京極氏の著作が出版されたのは昭和58年で、今から36年前です。8ベージに「立憲政治」という項目があり、「国民国家」と言う言葉が出てきます。
氏の説明によりますと、「国民国家」とは、支配層と被支配層という層別が解消され、身分制が廃止された国のことです。封建制から、「四民平等」となった、明治時代を思い浮かべてください。ここでは理論上全員が国民という、単一集団となります。この前提に立ち、氏が「憲法」の定義を述べます。
「国民国家においては、国家機関ないし政府、諸官庁を通じる国民統治は、国民という一体集団の共同事務の共同管理として、説明された。」
東大卒で東大法学部の教授ですから、難しい表現はお手のものです。大切な部分なので、息子たちは我慢して読んでください。
「主権者である国民の同意と授権、国民の選挙による、任職を土台として、」
1. 憲法制定会議において、成文憲法が制定される。
2. 憲法に制定された議会において、法律が制定される。
3. これらの法令に従い、国家機関ないし政府、諸官庁が、手続法体系、権限法体系として編成される。
4. これがいわゆる、憲法体制であり、立憲政治である。
息子たちに少しでも分かりやすいようにと、項目に分けたのですが、大切なのは次の説明です。
「ここで注意すべき点は、支配層も非支配層も法の下にあるという西洋の、いわゆる中世型法思想以来の伝統が、この法構成の背景をなしている、ということです。」「東アジア風の法思想と、西洋の法思想とは別物であるということである。」
「東アジア風の法思想は、法は、支配層、王朝、宮廷から、被支配層に対して一方的に下される命令ないし、禁令であるというものである。」「すなわち法は、支配層自体を法の適用外に置き、適用する場合は、しばしば大きな裁量の余地を持つというものである。」
だから現在の憲法は、「支配層も非支配層も法の下にある、」と、氏は説明しています。ところが最近では、オーソドックスな理論から逸脱し、学界とマスコミが勝手な解釈を世に広めています。
平成30年2月9日の、朝日デジタルの記事を紹介します。
「人は生まれながらにして、天からあたえられた権利、自由を持っている。この考え方を、天賦人権説という。」「しかし、国家権力はときに暴走し、こうした権利を踏みにじったり、うばったりすることがある。」「だから憲法でルールを定め、権力をしばる。これが立憲主義だ。」「憲法に欠くことのできない、要素とされる。」
ここで強調しているのは、「憲法は、権力者を縛るものである、」という考え方です。首都大学東京非常勤講師の鳥山孟郎氏の意見を、紹介します。

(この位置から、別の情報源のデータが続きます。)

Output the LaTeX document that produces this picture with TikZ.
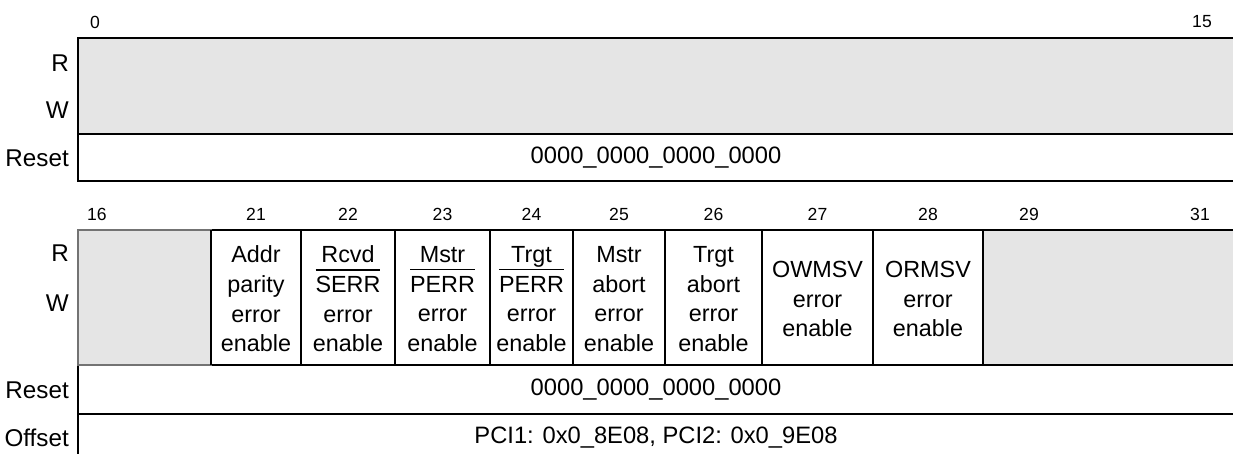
\documentclass[tikz,border=0pt]{standalone}
\usepackage{fontspec}
\setmainfont{Liberation Sans}
\usetikzlibrary{positioning}

% active-low signal name with a bar over it
\newlength\ovlwd
\newcommand{\ovl}[1]{\settowidth\ovlwd{#1}\rlap{\rule[12.4pt]{\ovlwd}{1pt}}#1}

\begin{document}
\begin{tikzpicture}[
  x=0.02cm, y=-0.02cm,
  field/.style={align=center, font=\fontsize{13.3}{16.9}\selectfont},
  rowlbl/.style={anchor=east, font=\fontsize{13.8}{15}\selectfont},
  bitno/.style={font=\fontsize{10}{11}\selectfont},
  value/.style={font=\fontsize{13.5}{15}\selectfont},
  rsvd/.style={fill=black!10},
  frame/.style={line width=1.1pt},
  sep/.style={line width=0.9pt}
]
\useasboundingbox (0,0) rectangle (1233,454);

% ---- bits 0..15
\fill[rsvd] (78,38) rectangle (1233,134);
\draw[frame] (1233,38) -- (78,38) -- (78,181) -- (1233,181);
\draw[frame] (78,134) -- (1233,134);

\node[bitno] (b0) at (95,22) {0};
\node[bitno] (b15) at (1202,22) {15};

\node[rowlbl] (r0) at (75,63) {R};
\node[rowlbl] (w0) at (75,110) {W};
\node[rowlbl] (rst0) at (75,158) {Reset};
\node[value] (v0) at (656,158) {0000\_0000\_0000\_0000};

% ---- bits 16..31
\fill[rsvd] (983,230) rectangle (1233,365);
\draw[frame] (211,230) -- (1233,230);
\draw[frame] (78,365) -- (1233,365);
\draw[frame] (78,414) -- (1233,414);
\draw[frame] (78,365) -- (78,454);
\draw[rsvd, draw=black!55, line width=0.6pt] (78,230) rectangle (211,365);

\foreach \xa/\xb/\bit/\txt in {
    211/301/21/{Addr\\parity\\error\\enable},
    301/395/22/{Rcvd\\\ovl{SERR}\\error\\enable},
    395/490/23/{Mstr\\\ovl{PERR}\\error\\enable},
    490/573/24/{Trgt\\\ovl{PERR}\\error\\enable},
    573/665/25/{Mstr\\abort\\error\\enable},
    665/762/26/{Trgt\\abort\\error\\enable},
    762/873/27/{OWMSV\\error\\enable},
    873/983/28/{ORMSV\\error\\enable}}
{
  \draw[sep] (\xa,230) -- (\xa,365);
  \node[field] (f\bit) at ({(\xa+\xb)/2},299) {\txt};
  \node[bitno] (b\bit) at ({(\xa+\xb)/2},214) {\bit};
}
\draw[sep] (983,230) -- (983,365);

\node[bitno] (b16) at (97,214) {16};
\node[bitno] (b29) at (1029,214) {29};
\node[bitno] (b31) at (1200,214) {31};

\node[rowlbl] (r1) at (75,253) {R};
\node[rowlbl] (w1) at (75,303) {W};
\node[rowlbl] (rst1) at (75,390) {Reset};
\node[rowlbl] (off1) at (75,438) {Offset};
\node[value] (v1) at (656,390) {0000\_0000\_0000\_0000};
\node[value] (v2) at (656,438) {PCI1: 0x0\_8E08, PCI2: 0x0\_9E08};
\end{tikzpicture}
\end{document}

「憲法はみんなが守らなければならないものだと、理解されがちですが、高校生たちにも、憲法は権力者たちを縛るものという理解を、広げる必要があると思います。」
時系列が乱れますが、平成28年6月23日のネットの情報を紹介します。
『憲法の岐路』本来権力者を縛るものと題する、首都大学東京教授の木村草太(35)氏の、意見です。
「安倍政権は、憲法に負荷をかけてきた。」「憲法改正手続きを定めた96条の改正や、国家緊急権の創設には、権力を合理的に拘束するという発想がなく、」「むしろ権力を乱用しやすくするという点で、立憲主義に反する提案だ。評価できない。」
毎日新聞の記事も同じトーンなので省略しましたが、最近の日本では、「憲法は、権力者をしばるものである、」という、おかしな解釈がマスコミにより拡散され、大手を振っています。
出発点は、安倍総理による憲法改正提案でした。憲法を改正し、自国防衛の軍隊を持つという、世界では普通のことが、いまだに日本では実現できません。総理は、外堀を埋めるように、「安全法制関連法案」を作り、少しずつ日本を普通の国に戻す努力をしています。
反日左翼の学界とマスコミが早速反対し、「憲法を勝手に触る安倍総理は、憲法の精神を忘れた、独裁者だ、」と、言い始めました。「権力者をしばる憲法を、権力者である安倍総理が、勝手に触るのはけしからん、」と、そのために作り出した屁理屈がこれです。
私が言っているのは、すでに36年前、彼らの間違いを京極氏が既に説明しているという事実です。
「ここで注意すべき点は、支配層も非支配層も、法の下にあるということです。」「東アジア風の法思想と、西洋の法思想とは、別物であるということである。」
木村草太(35)氏は、若手気鋭の憲法学者ともてはやされていますが、同じ東大卒業生でも、京極氏とはだいぶ趣が違います。京極氏は、どちらかと言えば「象牙の塔の学者」ですが、木村氏はどちらかと言えば「南原繁氏風」です。つまり遠慮なく言えば「曲学阿世の徒」です。「憲法改正を阻止するため」なら、なんでもありの学界とマスコミには、好都合な学者です。
次回からは京極氏の著書を追いながら、現在の日本を考えてみようと思います。